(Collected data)

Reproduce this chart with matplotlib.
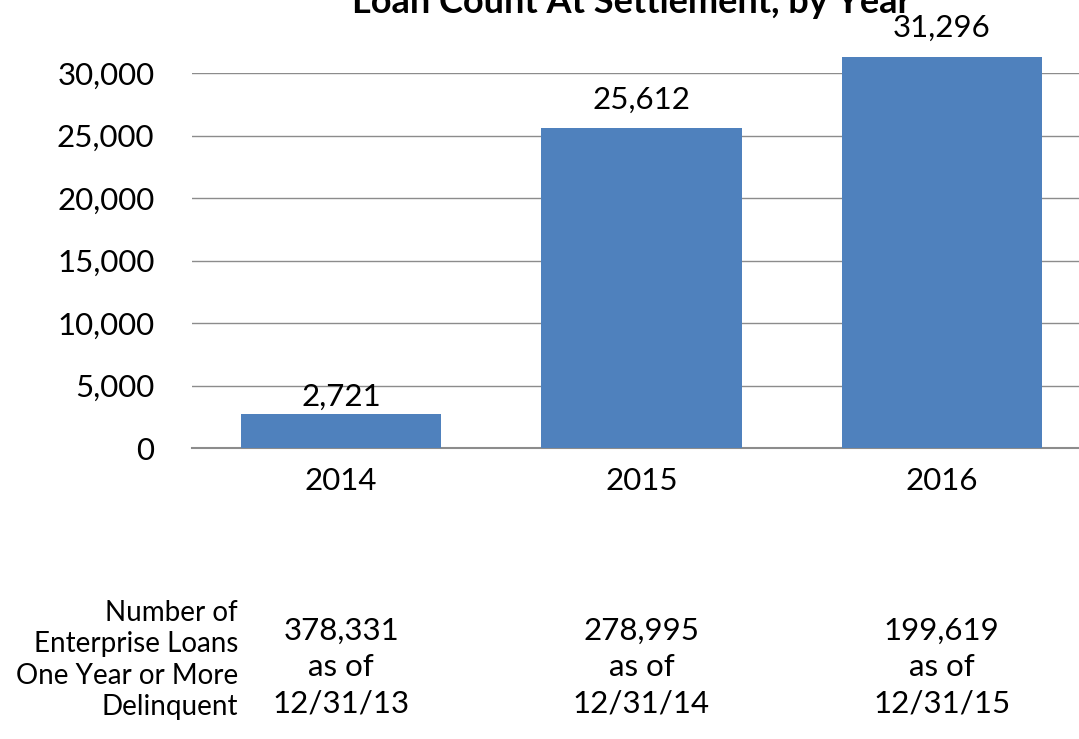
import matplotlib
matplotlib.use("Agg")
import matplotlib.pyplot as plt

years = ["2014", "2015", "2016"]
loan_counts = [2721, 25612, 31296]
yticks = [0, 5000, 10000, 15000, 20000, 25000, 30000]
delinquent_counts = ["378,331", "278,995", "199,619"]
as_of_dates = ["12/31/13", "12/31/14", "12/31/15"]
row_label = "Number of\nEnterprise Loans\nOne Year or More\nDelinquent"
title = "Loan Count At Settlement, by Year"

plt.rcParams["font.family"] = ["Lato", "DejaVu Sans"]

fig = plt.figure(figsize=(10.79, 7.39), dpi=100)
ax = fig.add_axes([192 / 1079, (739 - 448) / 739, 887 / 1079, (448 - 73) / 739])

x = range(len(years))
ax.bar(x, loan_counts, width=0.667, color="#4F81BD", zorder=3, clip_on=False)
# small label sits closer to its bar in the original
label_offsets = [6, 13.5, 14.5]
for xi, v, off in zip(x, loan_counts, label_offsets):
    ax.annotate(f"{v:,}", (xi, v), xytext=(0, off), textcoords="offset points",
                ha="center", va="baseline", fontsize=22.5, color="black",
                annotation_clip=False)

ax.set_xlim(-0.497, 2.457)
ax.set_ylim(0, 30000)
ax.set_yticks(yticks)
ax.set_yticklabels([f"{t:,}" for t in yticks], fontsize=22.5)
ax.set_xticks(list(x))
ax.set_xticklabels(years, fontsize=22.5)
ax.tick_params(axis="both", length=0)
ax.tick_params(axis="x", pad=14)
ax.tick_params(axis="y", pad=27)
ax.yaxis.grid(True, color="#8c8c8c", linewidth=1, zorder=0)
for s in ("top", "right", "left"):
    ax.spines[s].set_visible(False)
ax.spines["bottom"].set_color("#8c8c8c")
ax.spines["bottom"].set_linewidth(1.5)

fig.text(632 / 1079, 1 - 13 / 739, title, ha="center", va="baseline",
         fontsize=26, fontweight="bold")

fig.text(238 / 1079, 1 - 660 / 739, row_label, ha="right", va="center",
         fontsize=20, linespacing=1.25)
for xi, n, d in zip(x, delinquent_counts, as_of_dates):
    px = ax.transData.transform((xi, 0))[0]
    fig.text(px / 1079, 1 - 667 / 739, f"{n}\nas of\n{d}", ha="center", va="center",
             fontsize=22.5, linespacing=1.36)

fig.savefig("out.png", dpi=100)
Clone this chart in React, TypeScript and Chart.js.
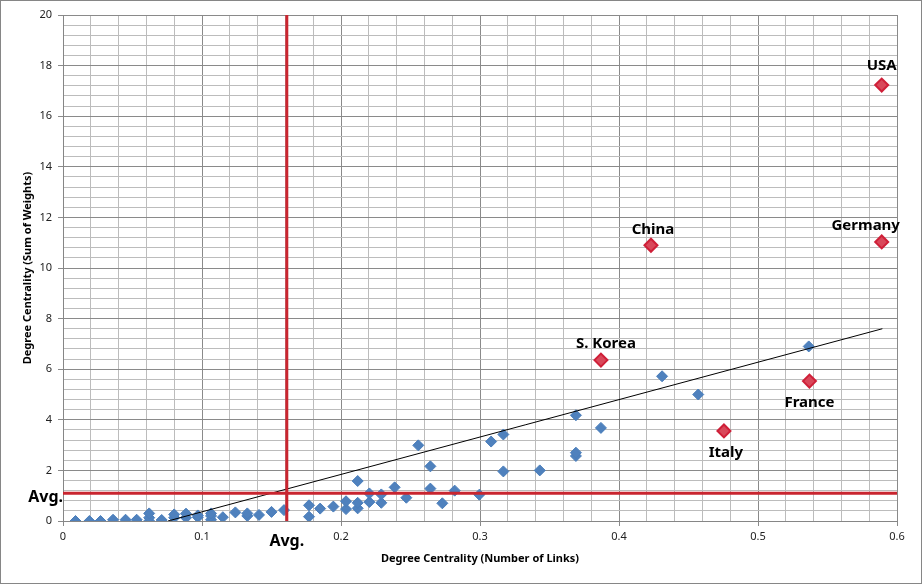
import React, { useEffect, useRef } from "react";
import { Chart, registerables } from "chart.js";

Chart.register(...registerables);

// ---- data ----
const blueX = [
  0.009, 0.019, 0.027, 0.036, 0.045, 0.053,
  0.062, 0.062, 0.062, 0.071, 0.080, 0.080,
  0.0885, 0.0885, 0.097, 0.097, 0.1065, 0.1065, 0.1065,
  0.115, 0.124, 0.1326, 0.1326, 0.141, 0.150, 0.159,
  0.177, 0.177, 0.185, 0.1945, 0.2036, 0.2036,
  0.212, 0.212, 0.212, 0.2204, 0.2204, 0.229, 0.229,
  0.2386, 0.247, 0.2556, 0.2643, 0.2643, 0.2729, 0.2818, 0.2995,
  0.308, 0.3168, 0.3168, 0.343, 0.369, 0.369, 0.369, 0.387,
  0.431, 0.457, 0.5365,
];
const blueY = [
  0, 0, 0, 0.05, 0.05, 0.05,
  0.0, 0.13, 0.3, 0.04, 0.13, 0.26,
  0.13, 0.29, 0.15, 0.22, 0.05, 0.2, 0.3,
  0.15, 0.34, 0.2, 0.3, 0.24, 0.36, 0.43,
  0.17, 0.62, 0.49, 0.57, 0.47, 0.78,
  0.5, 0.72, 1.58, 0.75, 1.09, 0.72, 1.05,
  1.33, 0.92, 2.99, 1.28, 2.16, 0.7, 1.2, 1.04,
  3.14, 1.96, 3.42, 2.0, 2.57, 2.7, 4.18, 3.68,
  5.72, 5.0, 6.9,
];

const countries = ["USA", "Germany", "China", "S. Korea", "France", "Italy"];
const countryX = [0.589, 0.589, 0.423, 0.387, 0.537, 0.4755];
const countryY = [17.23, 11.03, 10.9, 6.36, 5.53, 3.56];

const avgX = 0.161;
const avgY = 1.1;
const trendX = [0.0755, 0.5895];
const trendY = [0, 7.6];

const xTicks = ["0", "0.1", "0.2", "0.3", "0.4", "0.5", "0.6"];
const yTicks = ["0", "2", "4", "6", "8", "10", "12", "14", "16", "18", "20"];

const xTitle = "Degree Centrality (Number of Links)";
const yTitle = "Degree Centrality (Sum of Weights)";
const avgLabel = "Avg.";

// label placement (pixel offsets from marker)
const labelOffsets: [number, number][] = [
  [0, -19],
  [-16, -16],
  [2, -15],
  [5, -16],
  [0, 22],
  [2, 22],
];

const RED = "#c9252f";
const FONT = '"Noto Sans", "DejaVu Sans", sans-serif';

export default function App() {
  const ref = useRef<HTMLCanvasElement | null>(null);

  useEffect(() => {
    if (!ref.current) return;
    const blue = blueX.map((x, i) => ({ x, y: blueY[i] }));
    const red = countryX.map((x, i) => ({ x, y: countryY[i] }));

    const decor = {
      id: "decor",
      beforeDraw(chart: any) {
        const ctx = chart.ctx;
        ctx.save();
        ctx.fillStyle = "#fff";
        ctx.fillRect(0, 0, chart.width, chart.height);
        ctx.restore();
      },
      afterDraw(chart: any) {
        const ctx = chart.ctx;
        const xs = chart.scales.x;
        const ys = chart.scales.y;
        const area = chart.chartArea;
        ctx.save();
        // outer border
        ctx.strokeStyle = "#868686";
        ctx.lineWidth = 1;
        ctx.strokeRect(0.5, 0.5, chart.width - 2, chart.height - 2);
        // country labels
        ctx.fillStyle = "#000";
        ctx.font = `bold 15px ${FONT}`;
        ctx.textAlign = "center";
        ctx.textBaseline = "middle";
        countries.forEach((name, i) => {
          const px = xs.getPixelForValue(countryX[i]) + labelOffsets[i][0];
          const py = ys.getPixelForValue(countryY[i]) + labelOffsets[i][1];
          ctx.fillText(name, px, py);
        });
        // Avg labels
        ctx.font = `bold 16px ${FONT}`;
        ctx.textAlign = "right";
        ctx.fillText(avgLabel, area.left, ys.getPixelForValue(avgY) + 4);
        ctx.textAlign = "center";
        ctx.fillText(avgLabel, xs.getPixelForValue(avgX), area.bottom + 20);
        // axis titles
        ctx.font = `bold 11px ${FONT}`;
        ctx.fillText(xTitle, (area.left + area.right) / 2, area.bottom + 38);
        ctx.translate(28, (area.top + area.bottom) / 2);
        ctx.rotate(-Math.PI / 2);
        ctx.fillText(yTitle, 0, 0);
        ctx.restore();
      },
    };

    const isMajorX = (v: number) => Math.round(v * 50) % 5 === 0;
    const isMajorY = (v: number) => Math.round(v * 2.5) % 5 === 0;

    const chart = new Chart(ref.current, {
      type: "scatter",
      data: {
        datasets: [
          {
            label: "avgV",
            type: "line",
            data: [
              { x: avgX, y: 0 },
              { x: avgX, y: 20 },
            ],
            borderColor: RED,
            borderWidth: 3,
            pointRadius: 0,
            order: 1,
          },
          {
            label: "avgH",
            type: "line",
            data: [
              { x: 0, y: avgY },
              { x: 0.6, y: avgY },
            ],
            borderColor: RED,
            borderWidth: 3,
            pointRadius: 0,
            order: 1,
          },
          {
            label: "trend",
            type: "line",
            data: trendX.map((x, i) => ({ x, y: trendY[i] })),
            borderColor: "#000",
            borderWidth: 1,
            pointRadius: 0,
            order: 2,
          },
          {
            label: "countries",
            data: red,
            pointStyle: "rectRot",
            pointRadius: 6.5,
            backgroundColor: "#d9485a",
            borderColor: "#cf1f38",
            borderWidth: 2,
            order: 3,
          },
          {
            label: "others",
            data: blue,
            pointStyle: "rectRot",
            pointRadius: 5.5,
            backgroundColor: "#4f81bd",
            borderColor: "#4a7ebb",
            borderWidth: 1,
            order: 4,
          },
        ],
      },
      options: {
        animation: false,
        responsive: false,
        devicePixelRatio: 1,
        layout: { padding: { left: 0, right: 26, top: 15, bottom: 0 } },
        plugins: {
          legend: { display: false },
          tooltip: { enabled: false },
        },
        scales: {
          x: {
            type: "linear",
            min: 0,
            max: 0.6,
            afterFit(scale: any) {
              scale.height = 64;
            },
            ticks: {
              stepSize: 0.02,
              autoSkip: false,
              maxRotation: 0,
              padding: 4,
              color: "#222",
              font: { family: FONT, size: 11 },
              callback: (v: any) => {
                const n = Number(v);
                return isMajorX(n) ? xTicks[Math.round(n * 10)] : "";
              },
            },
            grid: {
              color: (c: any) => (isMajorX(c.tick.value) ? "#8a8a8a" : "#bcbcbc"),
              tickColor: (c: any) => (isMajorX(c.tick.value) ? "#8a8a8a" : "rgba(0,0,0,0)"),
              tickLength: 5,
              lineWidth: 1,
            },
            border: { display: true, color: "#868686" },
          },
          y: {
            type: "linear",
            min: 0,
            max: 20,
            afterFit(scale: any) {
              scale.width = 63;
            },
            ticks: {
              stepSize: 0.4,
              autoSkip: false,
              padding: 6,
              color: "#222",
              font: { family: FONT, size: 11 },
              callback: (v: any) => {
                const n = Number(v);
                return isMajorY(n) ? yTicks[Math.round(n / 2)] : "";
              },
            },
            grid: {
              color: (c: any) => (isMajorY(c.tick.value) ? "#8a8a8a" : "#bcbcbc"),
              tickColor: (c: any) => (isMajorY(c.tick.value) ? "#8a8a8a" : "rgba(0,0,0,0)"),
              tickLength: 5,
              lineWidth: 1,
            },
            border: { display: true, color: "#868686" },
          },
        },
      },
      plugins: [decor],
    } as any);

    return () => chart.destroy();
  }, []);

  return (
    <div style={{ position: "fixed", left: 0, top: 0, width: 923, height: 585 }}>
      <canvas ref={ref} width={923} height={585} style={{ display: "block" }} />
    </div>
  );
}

▶ TASK TO CARRY OUT:
Only the stretch from the line with "Clone this chart" through the line with "Chart.register(...registerables);" should be copied, exactly and with both ends. Drop the pictures.

▶ RESULT:
Clone this chart in React, TypeScript and Chart.js.
import React, { useEffect, useRef } from "react";
import { Chart, registerables } from "chart.js";

Chart.register(...registerables);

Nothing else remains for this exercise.